WHAT a day for the global economy. In Britain, China and America, manufacturing surveys surged ahead,
in every case beating consensus estimates and suggesting strong private sector growth over the next few months. Yesterday’s jump in the global purchasing managers indices were undoubtedly the most bullish indicator I have seen in a long time.
The key here is world trade and globalisation: domestic demand in the UK and in the US may be weak, with more realistic credit, falling real incomes and sliding house prices – but the emerging world is booming like never before. One must hope that this can be sustained, helping to rebalance Western economies away from debt-fuelled public and private consumption and towards greater exports of goods and services.
Research from Ian Stewart of Deloitte confirms that the broader corporate recovery is also proceeding apace across the industrialised world. During the last month, 238 large companies from rich nations reported third quarter results. These include 214 from the S&P 500, 17 from the FTSE 350 and seven from the Euro Stoxx 50. Deloitte’s analysis shows a strong rise in profits. Over the last year, earnings at S&P 500 firms reporting results in the third quarter have risen 41 per cent. Earnings at FTSE 350 firms rose 29 per cent. Euro Stoxx 600 index earnings rose 31 per cent.
No fewer than 79 per cent of third quarter results exceeded expectations. As a result, the average earnings-per-share analysts’ estimate for the S&P 500 have risen 26 per cent. Those for the FTSE 350 are up 65 per cent and for the Euro Stoxx 50 by 18 per cent.
Technology firms are doing well. Even airlines are recovering: Ryanair posted strong earnings, BA is back in profit, while Bank of America Merrill Lynch estimates US airlines earned record amounts in the third quarter (though the impact of yesterday’s new security measures in the UK remain to be seen). In contrast, US banks have reported a significant fall in revenues; the repossessions scandal will continue to drag them down.
There are three ways these buoyant profits will be spent globally: an increase in stock buybacks, higher dividends and more capital spending. The latter will help drive GDP growth and ensure that the squeeze on consumer and government demand won’t tip the UK into a double-dip.
Tim Congdon, who runs International Monetary Research, is another economist who has become more optimistic. He argues that the latest money numbers from the US suggest that the case for another round of quantitative easing (QE) – which he thought was obvious for most of 2009 and early 2010 – is now far from clear-cut. QE’s job is to increase the quantity of money in the hope that this boosts the demand for goods, services and assets. Yet Congdon notes that the M2 money measure has grown in the last three months at an annualised rate of 8 per cent, while the more important M3 measure is also creeping up.
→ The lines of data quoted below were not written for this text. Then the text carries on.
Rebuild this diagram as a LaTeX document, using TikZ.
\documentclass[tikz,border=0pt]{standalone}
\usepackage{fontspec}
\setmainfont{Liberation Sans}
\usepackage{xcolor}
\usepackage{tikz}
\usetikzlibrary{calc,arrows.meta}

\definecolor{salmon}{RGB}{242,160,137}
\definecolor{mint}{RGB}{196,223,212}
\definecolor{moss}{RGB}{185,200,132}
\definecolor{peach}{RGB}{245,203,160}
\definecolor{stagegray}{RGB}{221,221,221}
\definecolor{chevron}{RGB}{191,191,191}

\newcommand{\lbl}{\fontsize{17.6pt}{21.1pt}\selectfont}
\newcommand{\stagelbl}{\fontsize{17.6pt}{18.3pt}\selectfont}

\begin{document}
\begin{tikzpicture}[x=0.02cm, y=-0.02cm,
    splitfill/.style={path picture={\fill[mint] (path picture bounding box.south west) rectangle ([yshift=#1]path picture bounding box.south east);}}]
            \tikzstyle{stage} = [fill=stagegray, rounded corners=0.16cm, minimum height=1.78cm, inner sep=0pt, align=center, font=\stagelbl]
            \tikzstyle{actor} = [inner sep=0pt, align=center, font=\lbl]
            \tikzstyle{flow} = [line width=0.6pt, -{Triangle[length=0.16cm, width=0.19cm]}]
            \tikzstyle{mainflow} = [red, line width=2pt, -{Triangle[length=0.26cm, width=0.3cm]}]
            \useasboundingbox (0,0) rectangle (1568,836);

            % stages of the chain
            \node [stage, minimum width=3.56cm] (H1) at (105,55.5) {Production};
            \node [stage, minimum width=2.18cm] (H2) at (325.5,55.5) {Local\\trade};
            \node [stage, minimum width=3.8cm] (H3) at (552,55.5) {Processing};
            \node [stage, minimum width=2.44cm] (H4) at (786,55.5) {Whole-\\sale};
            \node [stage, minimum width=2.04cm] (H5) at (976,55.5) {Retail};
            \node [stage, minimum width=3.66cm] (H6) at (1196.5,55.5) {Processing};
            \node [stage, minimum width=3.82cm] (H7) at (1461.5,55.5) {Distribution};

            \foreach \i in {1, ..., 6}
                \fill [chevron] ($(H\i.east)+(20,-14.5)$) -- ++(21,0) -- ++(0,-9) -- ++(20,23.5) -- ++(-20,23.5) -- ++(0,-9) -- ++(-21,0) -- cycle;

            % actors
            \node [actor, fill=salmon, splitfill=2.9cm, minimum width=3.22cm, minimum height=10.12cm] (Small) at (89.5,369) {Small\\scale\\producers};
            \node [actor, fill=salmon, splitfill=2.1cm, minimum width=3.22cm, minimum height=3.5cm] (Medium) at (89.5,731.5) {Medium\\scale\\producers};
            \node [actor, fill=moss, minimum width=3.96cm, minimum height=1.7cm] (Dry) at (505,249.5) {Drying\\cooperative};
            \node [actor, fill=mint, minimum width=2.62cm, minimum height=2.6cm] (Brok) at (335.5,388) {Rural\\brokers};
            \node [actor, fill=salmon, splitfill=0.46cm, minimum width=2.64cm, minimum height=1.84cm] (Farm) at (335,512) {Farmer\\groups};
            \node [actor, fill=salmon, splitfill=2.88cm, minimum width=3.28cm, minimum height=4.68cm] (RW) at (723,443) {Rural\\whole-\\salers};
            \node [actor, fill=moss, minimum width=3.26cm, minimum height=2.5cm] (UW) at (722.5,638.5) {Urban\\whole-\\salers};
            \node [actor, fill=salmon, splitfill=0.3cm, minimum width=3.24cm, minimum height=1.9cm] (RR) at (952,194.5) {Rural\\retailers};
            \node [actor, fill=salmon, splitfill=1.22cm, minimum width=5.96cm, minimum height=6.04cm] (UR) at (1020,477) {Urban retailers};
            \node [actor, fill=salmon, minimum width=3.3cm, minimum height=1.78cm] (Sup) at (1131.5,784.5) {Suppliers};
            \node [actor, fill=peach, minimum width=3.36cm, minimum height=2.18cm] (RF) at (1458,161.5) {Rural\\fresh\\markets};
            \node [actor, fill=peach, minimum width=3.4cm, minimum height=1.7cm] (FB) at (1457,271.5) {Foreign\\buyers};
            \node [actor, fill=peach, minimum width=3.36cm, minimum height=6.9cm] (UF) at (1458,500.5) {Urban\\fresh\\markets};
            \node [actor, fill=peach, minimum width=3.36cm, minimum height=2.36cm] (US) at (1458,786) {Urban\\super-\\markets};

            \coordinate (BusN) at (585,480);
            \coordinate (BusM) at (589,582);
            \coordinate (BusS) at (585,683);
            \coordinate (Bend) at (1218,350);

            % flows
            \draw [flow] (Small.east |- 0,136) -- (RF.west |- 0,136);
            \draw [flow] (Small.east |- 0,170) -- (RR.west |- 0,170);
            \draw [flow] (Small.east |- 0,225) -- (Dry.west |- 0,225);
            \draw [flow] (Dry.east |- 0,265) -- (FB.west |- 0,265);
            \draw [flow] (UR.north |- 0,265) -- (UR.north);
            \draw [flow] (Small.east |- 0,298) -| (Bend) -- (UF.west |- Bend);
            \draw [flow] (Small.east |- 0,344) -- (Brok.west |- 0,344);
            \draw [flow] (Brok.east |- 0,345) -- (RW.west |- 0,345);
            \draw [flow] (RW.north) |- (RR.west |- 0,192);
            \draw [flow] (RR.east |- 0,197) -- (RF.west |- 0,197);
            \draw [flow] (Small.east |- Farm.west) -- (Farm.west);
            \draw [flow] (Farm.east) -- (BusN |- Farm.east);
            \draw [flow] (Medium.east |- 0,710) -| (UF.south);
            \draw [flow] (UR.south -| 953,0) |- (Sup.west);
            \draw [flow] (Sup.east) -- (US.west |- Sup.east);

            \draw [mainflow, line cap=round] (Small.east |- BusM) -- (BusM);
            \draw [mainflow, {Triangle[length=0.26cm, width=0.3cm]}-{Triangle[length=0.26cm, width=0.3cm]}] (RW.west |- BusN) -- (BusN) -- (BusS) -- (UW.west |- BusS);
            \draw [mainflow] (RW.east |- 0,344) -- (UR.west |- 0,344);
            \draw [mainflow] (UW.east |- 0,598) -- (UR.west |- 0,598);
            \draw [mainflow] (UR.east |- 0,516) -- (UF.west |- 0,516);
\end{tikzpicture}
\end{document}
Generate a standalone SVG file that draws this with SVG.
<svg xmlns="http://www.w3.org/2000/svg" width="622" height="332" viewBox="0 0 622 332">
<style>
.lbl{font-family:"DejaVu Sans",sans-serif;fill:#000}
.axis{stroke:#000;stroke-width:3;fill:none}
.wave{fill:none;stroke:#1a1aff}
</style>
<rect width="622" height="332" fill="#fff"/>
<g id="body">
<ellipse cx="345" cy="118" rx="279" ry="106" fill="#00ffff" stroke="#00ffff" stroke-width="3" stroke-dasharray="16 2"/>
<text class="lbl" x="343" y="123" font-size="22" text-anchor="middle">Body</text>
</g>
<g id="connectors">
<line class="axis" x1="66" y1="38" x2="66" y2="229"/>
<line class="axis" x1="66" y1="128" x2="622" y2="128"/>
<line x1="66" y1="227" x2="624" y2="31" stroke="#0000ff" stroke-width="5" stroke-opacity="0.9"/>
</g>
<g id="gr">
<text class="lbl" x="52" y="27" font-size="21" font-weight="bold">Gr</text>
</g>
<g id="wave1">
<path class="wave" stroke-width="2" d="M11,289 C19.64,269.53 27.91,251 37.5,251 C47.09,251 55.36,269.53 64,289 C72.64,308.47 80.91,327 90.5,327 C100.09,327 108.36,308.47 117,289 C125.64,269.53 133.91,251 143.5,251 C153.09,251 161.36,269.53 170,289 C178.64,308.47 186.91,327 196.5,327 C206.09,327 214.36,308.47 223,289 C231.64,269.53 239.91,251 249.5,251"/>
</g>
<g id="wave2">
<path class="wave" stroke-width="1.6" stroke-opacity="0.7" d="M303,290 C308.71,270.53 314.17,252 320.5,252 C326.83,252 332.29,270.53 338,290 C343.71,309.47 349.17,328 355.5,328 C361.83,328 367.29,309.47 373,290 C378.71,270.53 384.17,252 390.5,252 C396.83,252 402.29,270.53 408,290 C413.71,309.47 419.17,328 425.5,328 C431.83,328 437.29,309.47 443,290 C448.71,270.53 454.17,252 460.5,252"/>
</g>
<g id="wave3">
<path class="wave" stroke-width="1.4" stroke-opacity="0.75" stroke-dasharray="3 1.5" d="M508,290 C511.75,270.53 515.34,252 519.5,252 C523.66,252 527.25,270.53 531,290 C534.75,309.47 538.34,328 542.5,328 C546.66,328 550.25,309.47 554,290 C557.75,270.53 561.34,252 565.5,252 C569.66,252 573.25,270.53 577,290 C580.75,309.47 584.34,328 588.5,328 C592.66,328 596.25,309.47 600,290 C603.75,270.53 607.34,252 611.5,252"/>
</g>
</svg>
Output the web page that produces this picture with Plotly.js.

If QE2 sees the Fed buy $500bn of long-dated Treasuries from non-banks, this would expand the quantity of money directly by only 2 – 3 per cent maximum. We shall see – but it does seem strange that the US authorities are planning to jump on the QE2 just as some key indicators are improving of their own accord. Let us hope that, just as large chunks of the private sector start to recover, the authorities don’t mess it all up again.